July 8th, 2008 at 5:19 pm
I was looking for something about Karl May. May’s books supposedly the same story as DAnces with Wolves- german american protagonist joins with indians and feels sadness watching his noble friends get bumped by mean leading wave settlers (I didn’t actually read this). So, more progressive than John Wayne but not quite adequate. Maybe it wasn’t his fault that Hitler loved the books. http://www.historyplace.com/worldwar2/riseofhitler/boyhood.htm
http://members.tripod.com/comicism/prophitbio02.html
But look at this weird link I found by wingnut Rex Curry, where one shouldn’t really trust any unconfirmed statements. He says that the pledge of allegiance has a nazi basis and the hakenkreuz originates from american indians. I can’t stand when people claim nazis are marxists because the word socialist is involved.

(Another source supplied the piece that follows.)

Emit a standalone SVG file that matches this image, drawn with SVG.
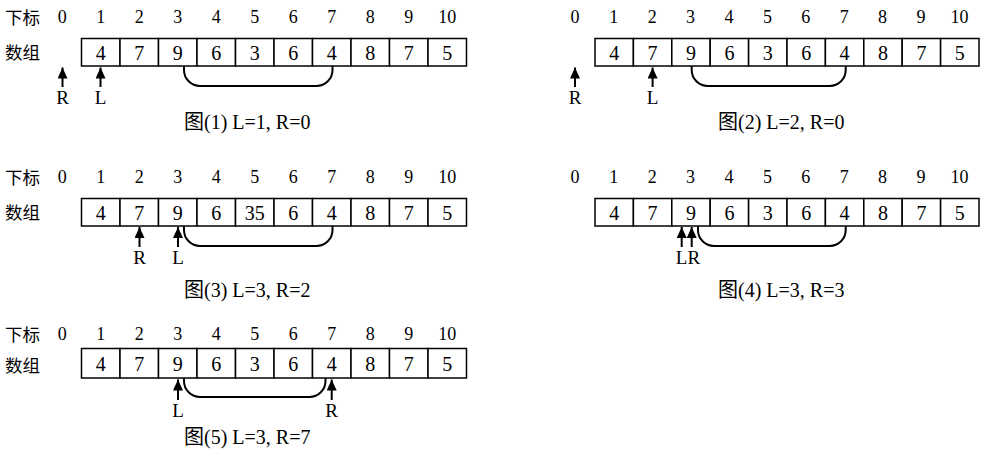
<svg xmlns="http://www.w3.org/2000/svg" width="992" height="451" viewBox="0 0 992 451">
<defs>
<style>
text{font-family:"Liberation Serif","Noto Sans CJK SC",serif;fill:#000}
.idx{font-size:18px;text-anchor:middle}
.val{font-size:20px;text-anchor:middle}
.lab{font-size:17.5px}
.ptr{font-size:19px;text-anchor:middle}
.cap{font-size:20px}
.cell{fill:#fff;stroke:#000;stroke-width:1.5}
.br{fill:none;stroke:#000;stroke-width:2}
.ar{stroke:#000;stroke-width:2;fill:none;marker-end:url(#ah)}
</style>
<marker id="ah" markerUnits="userSpaceOnUse" markerWidth="13" markerHeight="11" refX="11" refY="5" orient="auto">
<path d="M0,0 L11,5 L0,10 Z" fill="#000"/>
</marker>
</defs>

<g id="panel1">
<text class="lab" x="5" y="24">下标</text>
<text class="lab" x="5" y="59">数组</text>
<g class="idx-row">
<text class="idx" x="62.3" y="23">0</text><text class="idx" x="100.8" y="23">1</text><text class="idx" x="139.3" y="23">2</text><text class="idx" x="177.8" y="23">3</text><text class="idx" x="216.3" y="23">4</text><text class="idx" x="254.8" y="23">5</text><text class="idx" x="293.3" y="23">6</text><text class="idx" x="331.8" y="23">7</text><text class="idx" x="370.3" y="23">8</text><text class="idx" x="408.8" y="23">9</text><text class="idx" x="447.3" y="23">10</text>
</g>
<rect class="cell" x="81.5" y="38.5" width="38.5" height="27.5"/><rect class="cell" x="120" y="38.5" width="38.5" height="27.5"/><rect class="cell" x="158.5" y="38.5" width="38.5" height="27.5"/><rect class="cell" x="197" y="38.5" width="38.5" height="27.5"/><rect class="cell" x="235.5" y="38.5" width="38.5" height="27.5"/><rect class="cell" x="274" y="38.5" width="38.5" height="27.5"/><rect class="cell" x="312.5" y="38.5" width="38.5" height="27.5"/><rect class="cell" x="351" y="38.5" width="38.5" height="27.5"/><rect class="cell" x="389.5" y="38.5" width="38.5" height="27.5"/><rect class="cell" x="428" y="38.5" width="38.5" height="27.5"/>
<text class="val" x="100.8" y="60">4</text><text class="val" x="139.3" y="60">7</text><text class="val" x="177.8" y="60">9</text><text class="val" x="216.3" y="60">6</text><text class="val" x="254.8" y="60">3</text><text class="val" x="293.3" y="60">6</text><text class="val" x="331.8" y="60">4</text><text class="val" x="370.3" y="60">8</text><text class="val" x="408.8" y="60">7</text><text class="val" x="447.3" y="60">5</text>
<text class="ptr" x="62.5" y="104">R</text>
<text class="ptr" x="100.5" y="104">L</text>
<text class="cap" x="184" y="129">图(1) L=1, R=0</text>
</g>

<g id="panel2">
<text class="idx" x="575" y="23">0</text><text class="idx" x="613.8" y="23">1</text><text class="idx" x="652.2" y="23">2</text><text class="idx" x="690.6" y="23">3</text><text class="idx" x="729" y="23">4</text><text class="idx" x="767.4" y="23">5</text><text class="idx" x="805.8" y="23">6</text><text class="idx" x="844.2" y="23">7</text><text class="idx" x="882.6" y="23">8</text><text class="idx" x="921" y="23">9</text><text class="idx" x="959.4" y="23">10</text>
<rect class="cell" x="595" y="38.5" width="38.4" height="27.5"/><rect class="cell" x="633.4" y="38.5" width="38.4" height="27.5"/><rect class="cell" x="671.8" y="38.5" width="38.4" height="27.5"/><rect class="cell" x="710.2" y="38.5" width="38.4" height="27.5"/><rect class="cell" x="748.6" y="38.5" width="38.4" height="27.5"/><rect class="cell" x="787" y="38.5" width="38.4" height="27.5"/><rect class="cell" x="825.4" y="38.5" width="38.4" height="27.5"/><rect class="cell" x="863.8" y="38.5" width="38.4" height="27.5"/><rect class="cell" x="902.2" y="38.5" width="38.4" height="27.5"/><rect class="cell" x="940.6" y="38.5" width="38.4" height="27.5"/>
<text class="val" x="614.2" y="60">4</text><text class="val" x="652.6" y="60">7</text><text class="val" x="691" y="60">9</text><text class="val" x="729.4" y="60">6</text><text class="val" x="767.8" y="60">3</text><text class="val" x="806.2" y="60">6</text><text class="val" x="844.6" y="60">4</text><text class="val" x="883" y="60">8</text><text class="val" x="921.4" y="60">7</text><text class="val" x="959.8" y="60">5</text>
<text class="ptr" x="575" y="104">R</text>
<text class="ptr" x="652.6" y="104">L</text>
<text class="cap" x="718" y="129">图(2) L=2, R=0</text>
</g>

<g id="panel3">
<text class="lab" x="5" y="184">下标</text>
<text class="lab" x="5" y="219">数组</text>
<text class="idx" x="62.3" y="183">0</text><text class="idx" x="100.8" y="183">1</text><text class="idx" x="139.3" y="183">2</text><text class="idx" x="177.8" y="183">3</text><text class="idx" x="216.3" y="183">4</text><text class="idx" x="254.8" y="183">5</text><text class="idx" x="293.3" y="183">6</text><text class="idx" x="331.8" y="183">7</text><text class="idx" x="370.3" y="183">8</text><text class="idx" x="408.8" y="183">9</text><text class="idx" x="447.3" y="183">10</text>
<rect class="cell" x="81.5" y="198.5" width="38.5" height="27.5"/><rect class="cell" x="120" y="198.5" width="38.5" height="27.5"/><rect class="cell" x="158.5" y="198.5" width="38.5" height="27.5"/><rect class="cell" x="197" y="198.5" width="38.5" height="27.5"/><rect class="cell" x="235.5" y="198.5" width="38.5" height="27.5"/><rect class="cell" x="274" y="198.5" width="38.5" height="27.5"/><rect class="cell" x="312.5" y="198.5" width="38.5" height="27.5"/><rect class="cell" x="351" y="198.5" width="38.5" height="27.5"/><rect class="cell" x="389.5" y="198.5" width="38.5" height="27.5"/><rect class="cell" x="428" y="198.5" width="38.5" height="27.5"/>
<text class="val" x="100.8" y="220">4</text><text class="val" x="139.3" y="220">7</text><text class="val" x="177.8" y="220">9</text><text class="val" x="216.3" y="220">6</text><text class="val" x="254.8" y="220">35</text><text class="val" x="293.3" y="220">6</text><text class="val" x="331.8" y="220">4</text><text class="val" x="370.3" y="220">8</text><text class="val" x="408.8" y="220">7</text><text class="val" x="447.3" y="220">5</text>
<text class="ptr" x="139.5" y="264">R</text>
<text class="ptr" x="178" y="264">L</text>
<text class="cap" x="184" y="297">图(3) L=3, R=2</text>
</g>

<g id="panel4">
<text class="idx" x="575" y="183">0</text><text class="idx" x="613.8" y="183">1</text><text class="idx" x="652.2" y="183">2</text><text class="idx" x="690.6" y="183">3</text><text class="idx" x="729" y="183">4</text><text class="idx" x="767.4" y="183">5</text><text class="idx" x="805.8" y="183">6</text><text class="idx" x="844.2" y="183">7</text><text class="idx" x="882.6" y="183">8</text><text class="idx" x="921" y="183">9</text><text class="idx" x="959.4" y="183">10</text>
<rect class="cell" x="595" y="198.5" width="38.4" height="27.5"/><rect class="cell" x="633.4" y="198.5" width="38.4" height="27.5"/><rect class="cell" x="671.8" y="198.5" width="38.4" height="27.5"/><rect class="cell" x="710.2" y="198.5" width="38.4" height="27.5"/><rect class="cell" x="748.6" y="198.5" width="38.4" height="27.5"/><rect class="cell" x="787" y="198.5" width="38.4" height="27.5"/><rect class="cell" x="825.4" y="198.5" width="38.4" height="27.5"/><rect class="cell" x="863.8" y="198.5" width="38.4" height="27.5"/><rect class="cell" x="902.2" y="198.5" width="38.4" height="27.5"/><rect class="cell" x="940.6" y="198.5" width="38.4" height="27.5"/>
<text class="val" x="614.2" y="220">4</text><text class="val" x="652.6" y="220">7</text><text class="val" x="691" y="220">9</text><text class="val" x="729.4" y="220">6</text><text class="val" x="767.8" y="220">3</text><text class="val" x="806.2" y="220">6</text><text class="val" x="844.6" y="220">4</text><text class="val" x="883" y="220">8</text><text class="val" x="921.4" y="220">7</text><text class="val" x="959.8" y="220">5</text>
<text class="ptr" x="688" y="264">LR</text>
<text class="cap" x="718" y="297">图(4) L=3, R=3</text>
</g>

<g id="panel5">
<text class="lab" x="5" y="341">下标</text>
<text class="lab" x="5" y="372">数组</text>
<text class="idx" x="62.3" y="340">0</text><text class="idx" x="100.8" y="340">1</text><text class="idx" x="139.3" y="340">2</text><text class="idx" x="177.8" y="340">3</text><text class="idx" x="216.3" y="340">4</text><text class="idx" x="254.8" y="340">5</text><text class="idx" x="293.3" y="340">6</text><text class="idx" x="331.8" y="340">7</text><text class="idx" x="370.3" y="340">8</text><text class="idx" x="408.8" y="340">9</text><text class="idx" x="447.3" y="340">10</text>
<rect class="cell" x="81.5" y="348.5" width="38.5" height="29.5"/><rect class="cell" x="120" y="348.5" width="38.5" height="29.5"/><rect class="cell" x="158.5" y="348.5" width="38.5" height="29.5"/><rect class="cell" x="197" y="348.5" width="38.5" height="29.5"/><rect class="cell" x="235.5" y="348.5" width="38.5" height="29.5"/><rect class="cell" x="274" y="348.5" width="38.5" height="29.5"/><rect class="cell" x="312.5" y="348.5" width="38.5" height="29.5"/><rect class="cell" x="351" y="348.5" width="38.5" height="29.5"/><rect class="cell" x="389.5" y="348.5" width="38.5" height="29.5"/><rect class="cell" x="428" y="348.5" width="38.5" height="29.5"/>
<text class="val" x="100.8" y="371">4</text><text class="val" x="139.3" y="371">7</text><text class="val" x="177.8" y="371">9</text><text class="val" x="216.3" y="371">6</text><text class="val" x="254.8" y="371">3</text><text class="val" x="293.3" y="371">6</text><text class="val" x="331.8" y="371">4</text><text class="val" x="370.3" y="371">8</text><text class="val" x="408.8" y="371">7</text><text class="val" x="447.3" y="371">5</text>
<text class="ptr" x="178" y="417">L</text>
<text class="ptr" x="331.7" y="417">R</text>
<text class="cap" x="184" y="444">图(5) L=3, R=7</text>
</g>

<g id="connectors">
<path class="br" d="M184,66 V70 A16,16 0 0 0 200,86 H316.5 A16,16 0 0 0 332.5,70 V66"/>
<path class="br" d="M691.7,66 V70 A16,16 0 0 0 707.7,86 H829.7 A16,16 0 0 0 845.7,70 V66"/>
<path class="br" d="M184,226 V230 A16,16 0 0 0 200,246 H316.5 A16,16 0 0 0 332.5,230 V226"/>
<path class="br" d="M698,226 V230 A16,16 0 0 0 714,246 H829.7 A16,16 0 0 0 845.7,230 V226"/>
<path class="br" d="M184,378 V381 A16,16 0 0 0 200,397 H309.5 A16,16 0 0 0 325.5,381 V378"/>
<path class="ar" d="M62.5,87 V67.5"/>
<path class="ar" d="M100.5,87 V67.5"/>
<path class="ar" d="M575,87 V67.5"/>
<path class="ar" d="M652.6,87 V67.5"/>
<path class="ar" d="M139.5,247 V227"/>
<path class="ar" d="M178,247 V227"/>
<path class="ar" d="M681.7,247 V227"/>
<path class="ar" d="M691.7,247 V227"/>
<path class="ar" d="M178,400 V379.5"/>
<path class="ar" d="M331.7,400 V379.5"/>
</g>
</svg>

It’s basic history that nazis scared the population with the thread of communism, where in the 30s during the depression, leaders were freaking out after the 1918 russian revolution- so F. Roosevelt was positive and tossed some meat to the people, and half of europe went fascist.
July 9th, 2008 at 7:06 am
Ben, I was planning to try to find a video of Rene Marie Marie signing “Lift Every Voice and Sing,” so I was pleased to find one posted when I clicked to keep reading the article.
Here it is on YouTube:
http://youtube.com/watch?v=AjqQdLlE52A
I was then curious how it sounded when sung to its own tune and found it performed by Blessed Hope:
http://youtube.com/watch?v=C8q2WXRsPxU&feature=related
July 9th, 2008 at 4:21 pm
I do wish Hickenlooper, Tancredo, and the rest of the boys would just come out and say what they really want…
Like, maybe a rousing rendition of “The Horst Wessel Song,” perhaps?
July 20th, 2008 at 11:46 am
Poor baby. I’m sure that if he’d put on some large, floppy shoes, a rainbow wig, and a red, rubber nose he’d be able to win that attention back, and do more for open governance in Denver than any politician in years.